## Start DATA TO PROCESS
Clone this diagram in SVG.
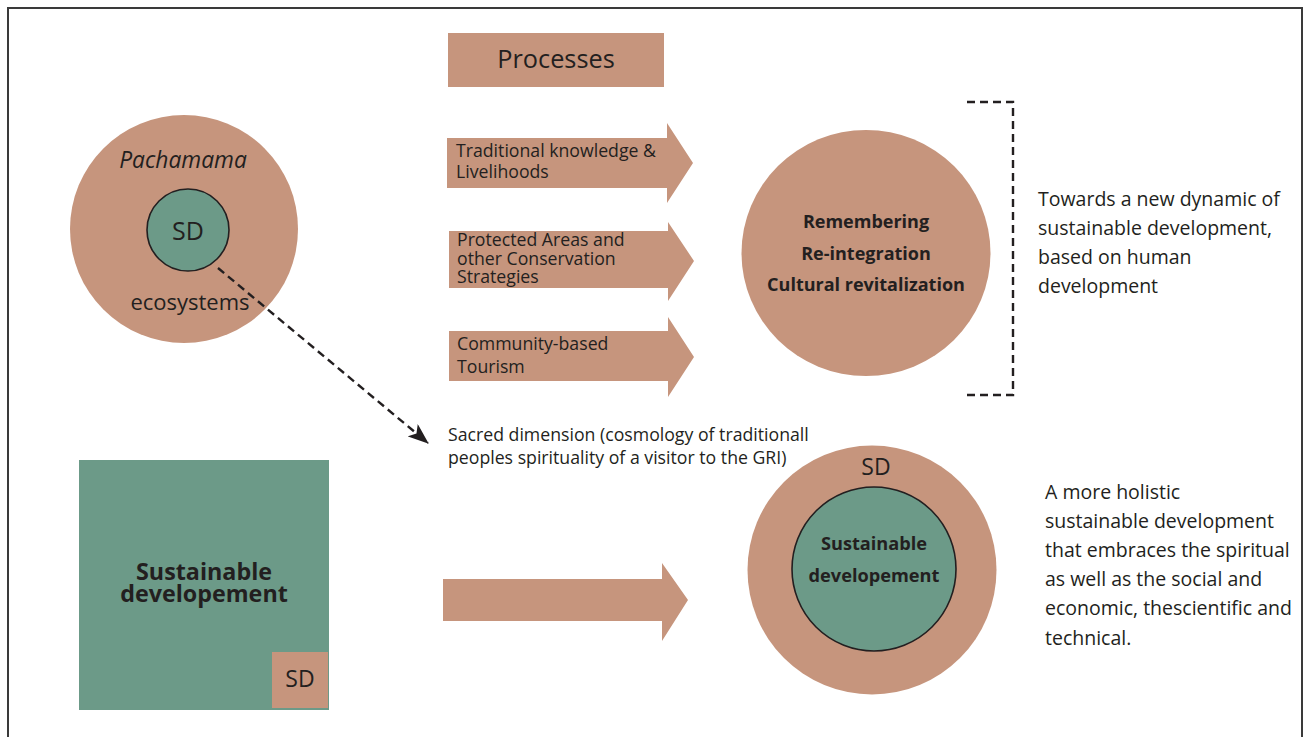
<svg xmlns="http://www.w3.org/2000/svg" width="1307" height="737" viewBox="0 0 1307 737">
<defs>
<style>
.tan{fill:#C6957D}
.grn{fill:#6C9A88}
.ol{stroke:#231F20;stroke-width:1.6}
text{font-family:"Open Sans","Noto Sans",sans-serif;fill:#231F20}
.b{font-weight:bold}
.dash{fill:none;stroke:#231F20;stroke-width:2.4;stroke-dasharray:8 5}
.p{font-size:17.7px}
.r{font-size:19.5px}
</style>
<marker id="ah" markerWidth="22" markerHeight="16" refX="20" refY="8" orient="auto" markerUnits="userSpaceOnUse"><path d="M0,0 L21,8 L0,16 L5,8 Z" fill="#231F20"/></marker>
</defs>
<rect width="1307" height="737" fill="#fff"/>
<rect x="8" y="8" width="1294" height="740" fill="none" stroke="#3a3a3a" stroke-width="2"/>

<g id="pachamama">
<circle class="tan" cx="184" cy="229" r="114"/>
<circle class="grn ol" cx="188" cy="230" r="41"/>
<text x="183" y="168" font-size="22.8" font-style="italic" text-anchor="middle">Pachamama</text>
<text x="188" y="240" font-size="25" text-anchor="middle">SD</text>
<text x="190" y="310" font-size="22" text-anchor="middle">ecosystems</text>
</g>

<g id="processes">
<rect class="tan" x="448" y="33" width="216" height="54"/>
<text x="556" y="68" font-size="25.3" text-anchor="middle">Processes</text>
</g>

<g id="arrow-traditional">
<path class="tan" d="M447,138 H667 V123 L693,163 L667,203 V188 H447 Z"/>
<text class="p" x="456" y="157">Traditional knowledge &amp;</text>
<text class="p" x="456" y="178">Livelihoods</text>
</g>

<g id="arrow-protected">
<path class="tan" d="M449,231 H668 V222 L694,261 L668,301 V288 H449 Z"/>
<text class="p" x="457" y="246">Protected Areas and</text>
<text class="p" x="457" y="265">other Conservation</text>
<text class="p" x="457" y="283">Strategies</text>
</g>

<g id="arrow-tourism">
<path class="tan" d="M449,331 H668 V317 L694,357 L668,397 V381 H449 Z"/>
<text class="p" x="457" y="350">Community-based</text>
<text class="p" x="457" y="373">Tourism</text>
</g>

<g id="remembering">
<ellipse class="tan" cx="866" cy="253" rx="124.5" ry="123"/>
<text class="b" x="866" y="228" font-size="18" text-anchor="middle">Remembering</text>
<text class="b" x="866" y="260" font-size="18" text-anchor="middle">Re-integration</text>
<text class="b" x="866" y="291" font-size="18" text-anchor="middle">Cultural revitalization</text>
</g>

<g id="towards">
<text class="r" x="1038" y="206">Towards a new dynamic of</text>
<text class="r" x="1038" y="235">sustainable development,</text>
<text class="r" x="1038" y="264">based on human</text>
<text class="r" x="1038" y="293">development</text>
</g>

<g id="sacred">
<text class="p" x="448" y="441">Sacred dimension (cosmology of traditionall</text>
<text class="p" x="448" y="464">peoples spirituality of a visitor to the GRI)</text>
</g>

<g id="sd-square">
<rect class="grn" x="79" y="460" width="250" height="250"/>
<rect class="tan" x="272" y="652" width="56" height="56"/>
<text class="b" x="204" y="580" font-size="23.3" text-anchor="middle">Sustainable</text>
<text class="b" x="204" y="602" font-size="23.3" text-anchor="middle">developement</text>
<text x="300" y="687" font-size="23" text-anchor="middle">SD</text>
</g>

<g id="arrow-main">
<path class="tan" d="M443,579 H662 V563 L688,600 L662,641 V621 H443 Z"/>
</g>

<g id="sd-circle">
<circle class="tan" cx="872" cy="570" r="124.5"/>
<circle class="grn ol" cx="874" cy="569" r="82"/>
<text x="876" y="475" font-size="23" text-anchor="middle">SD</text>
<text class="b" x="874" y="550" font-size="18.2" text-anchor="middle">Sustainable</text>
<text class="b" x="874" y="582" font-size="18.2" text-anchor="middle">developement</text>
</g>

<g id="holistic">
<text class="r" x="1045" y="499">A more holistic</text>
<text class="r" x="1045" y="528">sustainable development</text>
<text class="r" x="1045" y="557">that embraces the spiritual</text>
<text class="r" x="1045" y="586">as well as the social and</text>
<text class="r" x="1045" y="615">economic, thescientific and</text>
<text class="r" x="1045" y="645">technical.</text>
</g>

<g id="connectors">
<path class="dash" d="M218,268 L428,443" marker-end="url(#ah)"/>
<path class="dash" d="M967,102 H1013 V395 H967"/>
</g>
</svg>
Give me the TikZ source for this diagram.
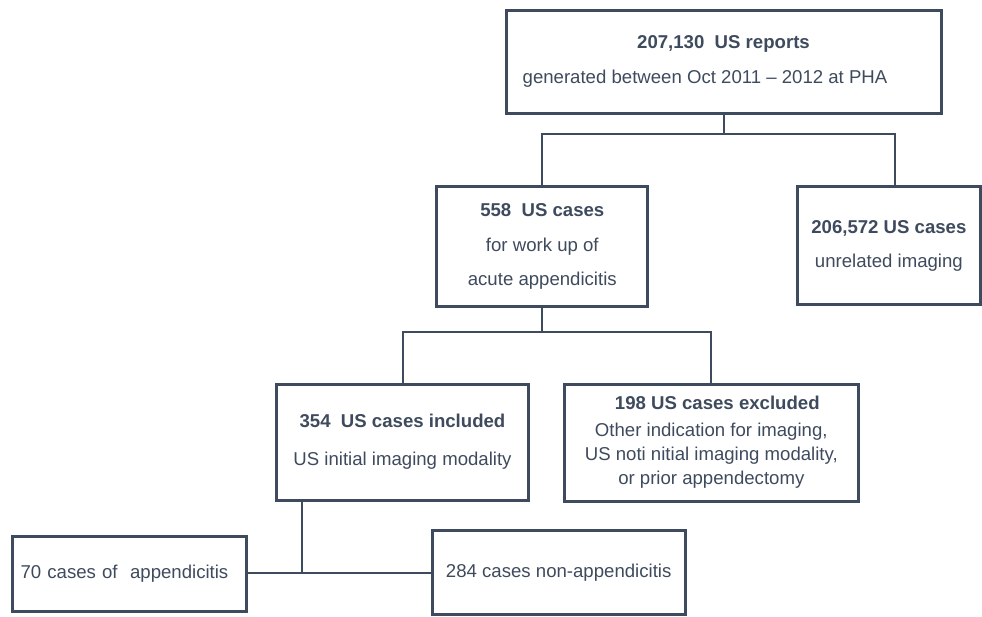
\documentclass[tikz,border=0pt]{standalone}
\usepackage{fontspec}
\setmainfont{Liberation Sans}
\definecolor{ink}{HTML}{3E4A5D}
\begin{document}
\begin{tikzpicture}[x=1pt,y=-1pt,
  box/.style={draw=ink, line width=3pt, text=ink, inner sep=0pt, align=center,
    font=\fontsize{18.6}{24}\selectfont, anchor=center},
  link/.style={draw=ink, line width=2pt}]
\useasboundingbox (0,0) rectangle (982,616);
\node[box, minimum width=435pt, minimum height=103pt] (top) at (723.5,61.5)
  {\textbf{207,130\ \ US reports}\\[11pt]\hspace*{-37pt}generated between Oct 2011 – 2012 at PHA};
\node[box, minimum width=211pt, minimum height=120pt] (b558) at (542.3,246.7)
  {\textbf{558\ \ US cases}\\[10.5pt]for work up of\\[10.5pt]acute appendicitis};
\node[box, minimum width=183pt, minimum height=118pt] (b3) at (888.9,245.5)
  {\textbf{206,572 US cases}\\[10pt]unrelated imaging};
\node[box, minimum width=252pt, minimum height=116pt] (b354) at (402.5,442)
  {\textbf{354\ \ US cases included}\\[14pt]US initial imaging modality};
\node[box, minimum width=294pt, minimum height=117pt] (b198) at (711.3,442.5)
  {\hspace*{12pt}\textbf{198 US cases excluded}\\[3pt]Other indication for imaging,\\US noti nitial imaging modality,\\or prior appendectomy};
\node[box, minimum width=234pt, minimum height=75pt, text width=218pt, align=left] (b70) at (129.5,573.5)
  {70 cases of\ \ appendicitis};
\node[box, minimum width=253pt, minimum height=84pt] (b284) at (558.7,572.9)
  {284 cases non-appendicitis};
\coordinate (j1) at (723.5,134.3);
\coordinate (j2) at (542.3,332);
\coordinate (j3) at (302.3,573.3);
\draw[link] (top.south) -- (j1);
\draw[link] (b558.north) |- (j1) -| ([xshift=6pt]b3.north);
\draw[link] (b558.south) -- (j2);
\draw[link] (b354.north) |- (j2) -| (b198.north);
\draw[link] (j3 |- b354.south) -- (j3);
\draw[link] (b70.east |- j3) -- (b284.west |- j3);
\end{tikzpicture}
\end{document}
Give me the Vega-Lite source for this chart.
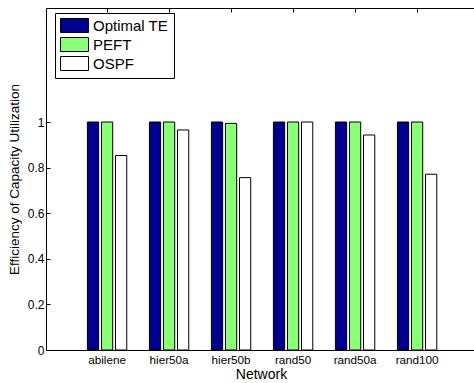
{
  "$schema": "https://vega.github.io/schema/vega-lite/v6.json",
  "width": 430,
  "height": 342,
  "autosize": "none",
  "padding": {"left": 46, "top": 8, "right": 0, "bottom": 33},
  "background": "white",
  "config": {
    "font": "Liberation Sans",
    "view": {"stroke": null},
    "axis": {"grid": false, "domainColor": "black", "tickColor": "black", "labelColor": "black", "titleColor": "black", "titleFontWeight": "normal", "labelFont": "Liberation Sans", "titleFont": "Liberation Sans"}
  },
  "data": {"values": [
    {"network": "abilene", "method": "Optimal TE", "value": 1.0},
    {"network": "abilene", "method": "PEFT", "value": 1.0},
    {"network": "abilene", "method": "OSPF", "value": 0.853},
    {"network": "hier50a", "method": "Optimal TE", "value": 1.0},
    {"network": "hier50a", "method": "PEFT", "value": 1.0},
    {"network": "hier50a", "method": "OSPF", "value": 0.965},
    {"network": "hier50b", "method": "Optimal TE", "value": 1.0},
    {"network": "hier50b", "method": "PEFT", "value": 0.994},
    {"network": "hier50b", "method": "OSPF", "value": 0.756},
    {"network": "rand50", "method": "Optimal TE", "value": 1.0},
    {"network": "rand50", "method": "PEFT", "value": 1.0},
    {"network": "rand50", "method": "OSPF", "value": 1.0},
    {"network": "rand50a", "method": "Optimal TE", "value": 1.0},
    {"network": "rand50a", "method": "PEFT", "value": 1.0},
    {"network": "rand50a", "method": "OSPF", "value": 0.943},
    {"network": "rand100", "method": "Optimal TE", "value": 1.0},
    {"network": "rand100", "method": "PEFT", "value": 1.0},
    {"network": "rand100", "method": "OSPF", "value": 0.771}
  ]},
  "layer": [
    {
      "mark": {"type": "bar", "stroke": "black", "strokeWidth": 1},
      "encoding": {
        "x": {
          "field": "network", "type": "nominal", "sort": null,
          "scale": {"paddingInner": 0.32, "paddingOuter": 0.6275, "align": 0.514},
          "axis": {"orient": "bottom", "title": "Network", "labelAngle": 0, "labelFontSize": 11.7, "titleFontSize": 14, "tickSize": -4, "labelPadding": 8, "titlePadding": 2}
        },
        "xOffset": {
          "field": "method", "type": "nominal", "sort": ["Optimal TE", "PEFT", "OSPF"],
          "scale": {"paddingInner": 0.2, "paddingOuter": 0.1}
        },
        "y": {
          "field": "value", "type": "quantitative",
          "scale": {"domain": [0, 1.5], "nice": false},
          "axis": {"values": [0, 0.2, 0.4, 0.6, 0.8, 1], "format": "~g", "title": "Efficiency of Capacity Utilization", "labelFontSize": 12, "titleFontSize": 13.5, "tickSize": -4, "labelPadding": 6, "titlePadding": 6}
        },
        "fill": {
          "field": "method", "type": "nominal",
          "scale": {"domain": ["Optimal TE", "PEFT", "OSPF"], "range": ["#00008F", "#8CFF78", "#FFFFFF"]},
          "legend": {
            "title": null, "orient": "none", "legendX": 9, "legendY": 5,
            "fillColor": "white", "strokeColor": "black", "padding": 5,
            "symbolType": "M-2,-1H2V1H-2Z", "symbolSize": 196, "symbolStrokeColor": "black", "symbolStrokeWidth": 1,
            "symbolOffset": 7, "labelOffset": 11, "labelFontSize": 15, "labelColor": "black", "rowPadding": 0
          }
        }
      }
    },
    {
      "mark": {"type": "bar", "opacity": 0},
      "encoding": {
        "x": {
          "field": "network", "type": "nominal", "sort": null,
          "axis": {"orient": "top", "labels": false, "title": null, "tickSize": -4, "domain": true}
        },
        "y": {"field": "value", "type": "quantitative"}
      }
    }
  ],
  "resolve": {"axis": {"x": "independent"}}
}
## End DATA TO PROCESS
TASK |
Scan the listing above and copy all lines containing the word "Give".

OUTPUT |
Give me the TikZ source for this diagram.
Give me the Vega-Lite source for this chart.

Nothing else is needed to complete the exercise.